In pertinent part, the amendment says:
"Congress shall make no law...........; or abridging the freedom of speech, or of the press, or of the people to peaceably assemble, and to petition the Government for a redress of grievances."
The amendment clearly assigns this right to the people as an individual right of citizenship. The distinction that I suggest must be made is that while every citizen does retain the right to say or print/publish whatever they choose, the freedom of the press in the amendment does not refer to or confer these rights upon any other entity or abstract construct, rather it is made up of citizens or not. The idea that the business commonly referred to as "The Press", "The Media", and so forth is granted these Constitutional "express rights" of citizenship is as ill concieved as the blind and unfounded assertion that corporations are granted all of the same Constitutional rights of citizenship as individual citizens. As corporations are prevented, by law, from intentionally deceitful and false advertising, so should "The Press" be prevented from intentionally disseminating deceitful and false information. Here lies the Constitutional distinction between the individuals rights of citizenship, and the behavior of an abstract entity regulated by the government on behalf of those basic rights. Said differently, as citizens we derive these rights directly from our Constitution, all said "abstract entities", "The Press", corporations, ET AL, derive their rights to expression from contracts and licenses mandating the legal parameters of the proper use of speech and of the press. Their freedom is a privilege that can be rescinded or denied if it is legally determined to be destructive to the common good; as citizens, ours is a Constitutional right that can not.

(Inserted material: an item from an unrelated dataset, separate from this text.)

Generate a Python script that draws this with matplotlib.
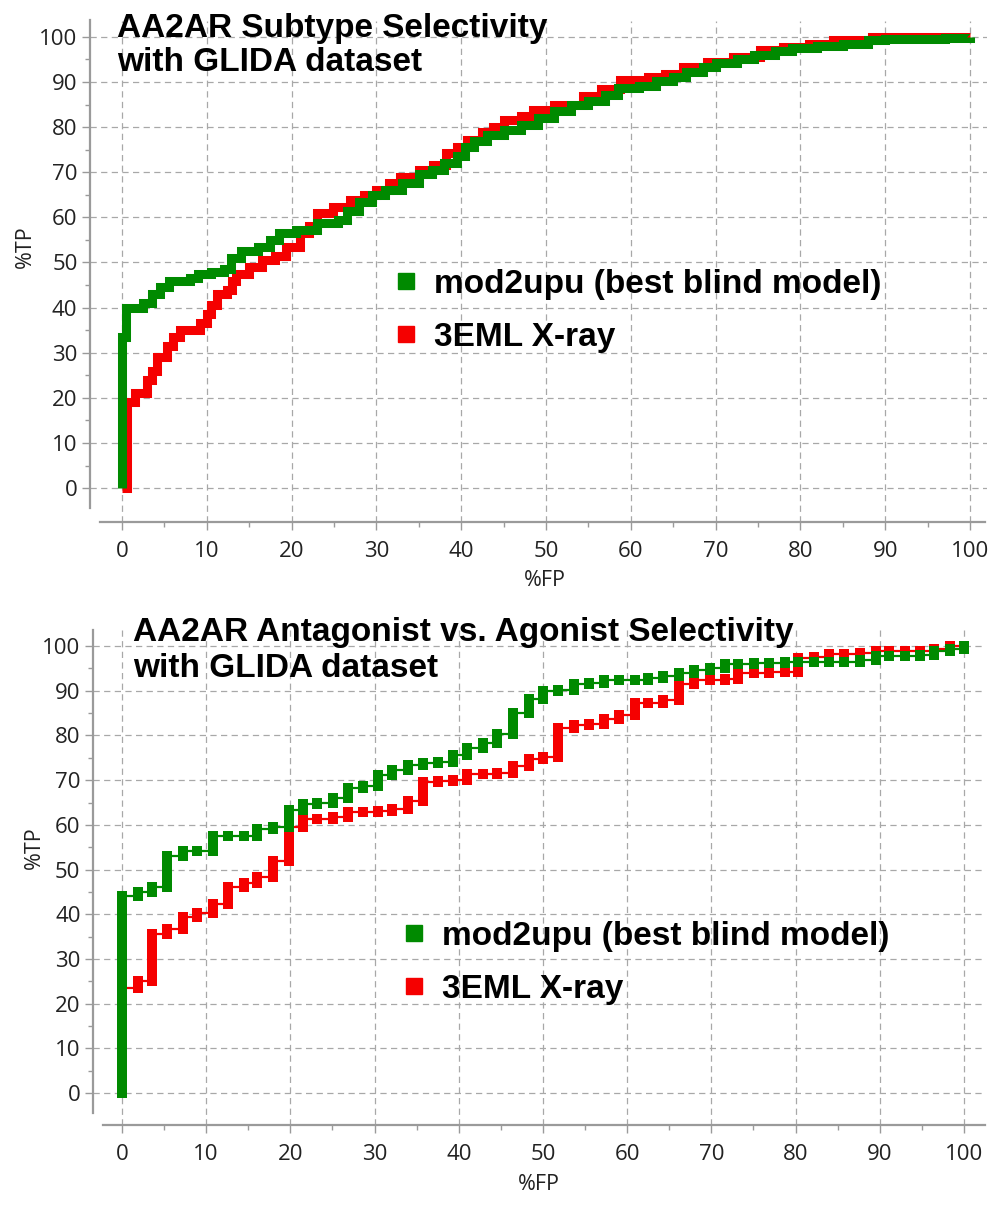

Following this logic, as citizens we are familiar with the various literary forms used by journalists and writers in our print and broadcast media. We know that 'Editorials' and 'Op-eds' are expressions of opinion, and should be regarded differently from works that purport to rely exclusively on facts. This is much the same as the distinction between the factual material used to perfect professional expertise, and oral and written poetry, fiction, and theater employed as recreation and entertainment.
Our present national dilemma has been exacerbated, over several decades, by the use of the spoken and written word to intentionally miss inform and disenfranchise our people. Most recently, people in the employ of the citizens - officials of our government - actually embarked upon a project callously titled "Information Management." In other words, we were paying these miscreants to intentionally deceive us about what our government was doing in our name, both at home and abroad. That is not all folks! This official propaganda program was wrapped in the cloak of protecting our national security and safety. In other words, the American (U.S.) people would be more safe and secure, if they did not know the truth about what their government was doing in their name. The word spread quickly that our government would regard anyone who questioned this plan, or any action of the government, as unpatriotic; and therefore subject to being considered in violation of the now infamous "Patriot Act", the historical lessons of the ill-concieved "Alien & Sedition Act" be damned. So much for that testy little phrase at the end of the 1st Amendment about making no law or abridging our right "....to petition the Government for a redress of grievances."
We all know that most of our "4th estate" has morphed into a collection of propagandists and publicists using any form of deception imaginable to promote the interests of their masters in the private and public sectors of our society. What we seem to have forgotten is that what they are all involved in, is an intentional offense against the founding principles of our nation and its people. It is intentional because they are doing it willfully and with forethought, it is an offense because the direct result is the innocent loss of life and limb and the theft of our treasure, rather intended or not. Are we going to remain so entrenched in our indifference and complacency that we continue to be content to be mere "collateral damage" in the cynical eyes of those amongst us who regard us with such disdain and contempt? Or, are we going to reclaim our revolutionary heritage, assert the sanctity of our Constitution, and proclaim for all to hear and see, "DO NOT TREAD ON ME!"